··· PROVIDED MATERIAL ···

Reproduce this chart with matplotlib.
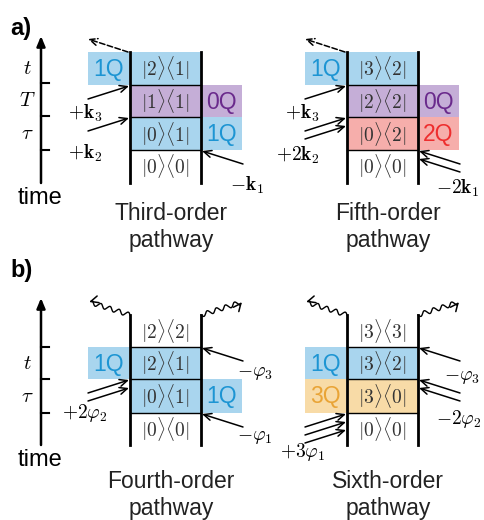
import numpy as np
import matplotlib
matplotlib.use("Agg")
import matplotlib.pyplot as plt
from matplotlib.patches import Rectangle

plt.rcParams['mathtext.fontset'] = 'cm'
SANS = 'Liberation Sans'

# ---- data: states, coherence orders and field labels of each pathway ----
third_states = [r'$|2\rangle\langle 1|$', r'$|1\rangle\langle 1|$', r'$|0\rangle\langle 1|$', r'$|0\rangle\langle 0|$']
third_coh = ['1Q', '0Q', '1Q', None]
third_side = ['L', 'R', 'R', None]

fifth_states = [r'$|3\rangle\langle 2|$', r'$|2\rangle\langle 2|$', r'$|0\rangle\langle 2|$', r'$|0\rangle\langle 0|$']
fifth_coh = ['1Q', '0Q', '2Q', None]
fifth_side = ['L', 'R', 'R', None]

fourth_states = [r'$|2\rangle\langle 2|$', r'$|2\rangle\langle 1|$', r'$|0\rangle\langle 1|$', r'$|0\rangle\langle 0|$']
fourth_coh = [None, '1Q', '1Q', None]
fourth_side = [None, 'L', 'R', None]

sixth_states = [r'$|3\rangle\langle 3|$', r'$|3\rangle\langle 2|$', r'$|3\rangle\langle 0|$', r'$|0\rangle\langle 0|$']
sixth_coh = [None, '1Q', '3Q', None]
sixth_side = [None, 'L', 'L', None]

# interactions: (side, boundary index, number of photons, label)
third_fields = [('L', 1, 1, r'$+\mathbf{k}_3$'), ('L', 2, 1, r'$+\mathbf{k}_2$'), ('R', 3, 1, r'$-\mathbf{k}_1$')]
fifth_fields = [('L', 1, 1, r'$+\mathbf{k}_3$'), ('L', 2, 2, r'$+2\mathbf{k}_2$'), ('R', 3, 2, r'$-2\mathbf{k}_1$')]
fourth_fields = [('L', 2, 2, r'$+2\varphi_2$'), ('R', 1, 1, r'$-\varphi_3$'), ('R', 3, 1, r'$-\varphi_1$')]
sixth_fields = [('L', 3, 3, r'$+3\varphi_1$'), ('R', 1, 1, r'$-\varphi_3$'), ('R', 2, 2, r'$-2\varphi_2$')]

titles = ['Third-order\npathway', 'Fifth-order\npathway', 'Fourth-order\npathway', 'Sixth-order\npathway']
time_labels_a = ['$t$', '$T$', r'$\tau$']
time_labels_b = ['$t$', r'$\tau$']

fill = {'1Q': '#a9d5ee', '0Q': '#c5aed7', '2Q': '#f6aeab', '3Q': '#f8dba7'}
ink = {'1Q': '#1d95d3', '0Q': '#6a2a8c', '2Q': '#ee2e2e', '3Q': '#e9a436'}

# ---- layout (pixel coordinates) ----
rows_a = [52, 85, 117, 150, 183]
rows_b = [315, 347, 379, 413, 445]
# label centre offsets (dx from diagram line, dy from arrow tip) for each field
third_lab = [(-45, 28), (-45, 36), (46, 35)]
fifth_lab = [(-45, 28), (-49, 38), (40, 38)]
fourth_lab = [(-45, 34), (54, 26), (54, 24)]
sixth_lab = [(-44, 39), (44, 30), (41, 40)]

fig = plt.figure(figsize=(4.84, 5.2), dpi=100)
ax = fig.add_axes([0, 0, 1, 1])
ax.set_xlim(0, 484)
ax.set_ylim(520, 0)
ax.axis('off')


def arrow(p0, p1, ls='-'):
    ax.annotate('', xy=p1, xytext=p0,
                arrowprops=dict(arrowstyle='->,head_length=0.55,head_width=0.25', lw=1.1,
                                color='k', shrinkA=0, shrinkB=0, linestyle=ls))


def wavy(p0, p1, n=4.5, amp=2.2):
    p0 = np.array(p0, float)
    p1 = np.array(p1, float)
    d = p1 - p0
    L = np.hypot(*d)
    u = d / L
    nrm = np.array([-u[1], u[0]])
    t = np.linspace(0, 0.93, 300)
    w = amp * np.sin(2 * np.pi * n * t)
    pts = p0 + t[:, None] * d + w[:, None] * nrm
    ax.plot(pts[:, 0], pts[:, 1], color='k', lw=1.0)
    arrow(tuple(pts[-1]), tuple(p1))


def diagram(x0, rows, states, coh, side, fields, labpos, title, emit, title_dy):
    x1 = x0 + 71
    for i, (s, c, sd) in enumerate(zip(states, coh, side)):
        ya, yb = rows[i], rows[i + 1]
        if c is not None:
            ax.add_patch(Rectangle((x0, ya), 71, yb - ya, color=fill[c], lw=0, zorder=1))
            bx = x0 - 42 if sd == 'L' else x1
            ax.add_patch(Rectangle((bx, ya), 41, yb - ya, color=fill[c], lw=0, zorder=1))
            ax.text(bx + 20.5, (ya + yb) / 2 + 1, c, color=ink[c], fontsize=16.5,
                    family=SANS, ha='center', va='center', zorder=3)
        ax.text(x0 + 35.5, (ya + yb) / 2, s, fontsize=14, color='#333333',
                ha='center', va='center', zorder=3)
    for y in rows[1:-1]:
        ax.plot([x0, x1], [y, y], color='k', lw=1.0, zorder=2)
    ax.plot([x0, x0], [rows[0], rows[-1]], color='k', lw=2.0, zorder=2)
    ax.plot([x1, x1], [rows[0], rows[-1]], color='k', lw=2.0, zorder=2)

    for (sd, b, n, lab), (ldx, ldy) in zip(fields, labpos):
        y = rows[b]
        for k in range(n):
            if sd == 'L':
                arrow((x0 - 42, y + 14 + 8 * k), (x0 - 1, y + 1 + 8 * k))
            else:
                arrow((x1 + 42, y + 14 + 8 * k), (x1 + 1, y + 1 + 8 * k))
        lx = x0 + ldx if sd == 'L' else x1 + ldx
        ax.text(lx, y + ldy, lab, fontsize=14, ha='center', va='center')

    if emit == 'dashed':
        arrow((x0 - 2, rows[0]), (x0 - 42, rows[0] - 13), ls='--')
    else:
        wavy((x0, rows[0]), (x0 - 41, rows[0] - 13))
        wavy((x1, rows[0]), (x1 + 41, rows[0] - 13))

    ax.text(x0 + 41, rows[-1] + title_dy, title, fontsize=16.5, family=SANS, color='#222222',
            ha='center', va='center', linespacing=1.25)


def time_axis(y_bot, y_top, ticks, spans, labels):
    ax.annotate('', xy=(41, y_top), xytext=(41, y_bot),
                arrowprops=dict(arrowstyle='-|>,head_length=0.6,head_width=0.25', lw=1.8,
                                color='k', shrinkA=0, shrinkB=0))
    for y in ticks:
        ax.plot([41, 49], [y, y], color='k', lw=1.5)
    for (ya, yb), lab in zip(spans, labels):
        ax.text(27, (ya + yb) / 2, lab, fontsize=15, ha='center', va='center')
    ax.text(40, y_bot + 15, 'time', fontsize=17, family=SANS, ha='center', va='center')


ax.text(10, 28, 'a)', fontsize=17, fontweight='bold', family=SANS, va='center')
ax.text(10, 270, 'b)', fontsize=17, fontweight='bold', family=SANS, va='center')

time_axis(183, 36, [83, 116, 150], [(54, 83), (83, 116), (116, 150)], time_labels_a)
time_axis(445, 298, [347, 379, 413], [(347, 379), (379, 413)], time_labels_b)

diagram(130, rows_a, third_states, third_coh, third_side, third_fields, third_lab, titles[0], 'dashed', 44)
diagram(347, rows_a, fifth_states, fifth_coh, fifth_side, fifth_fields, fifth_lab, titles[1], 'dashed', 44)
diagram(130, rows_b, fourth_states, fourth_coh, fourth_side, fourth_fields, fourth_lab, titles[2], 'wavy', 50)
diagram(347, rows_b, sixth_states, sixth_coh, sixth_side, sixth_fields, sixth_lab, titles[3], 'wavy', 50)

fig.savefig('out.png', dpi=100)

···

» **DO THIS**:
Write out each line of the data that holds the string "matplotlib".

» **OUTPUT**:
Reproduce this chart with matplotlib.
import matplotlib
matplotlib.use("Agg")
import matplotlib.pyplot as plt
from matplotlib.patches import Rectangle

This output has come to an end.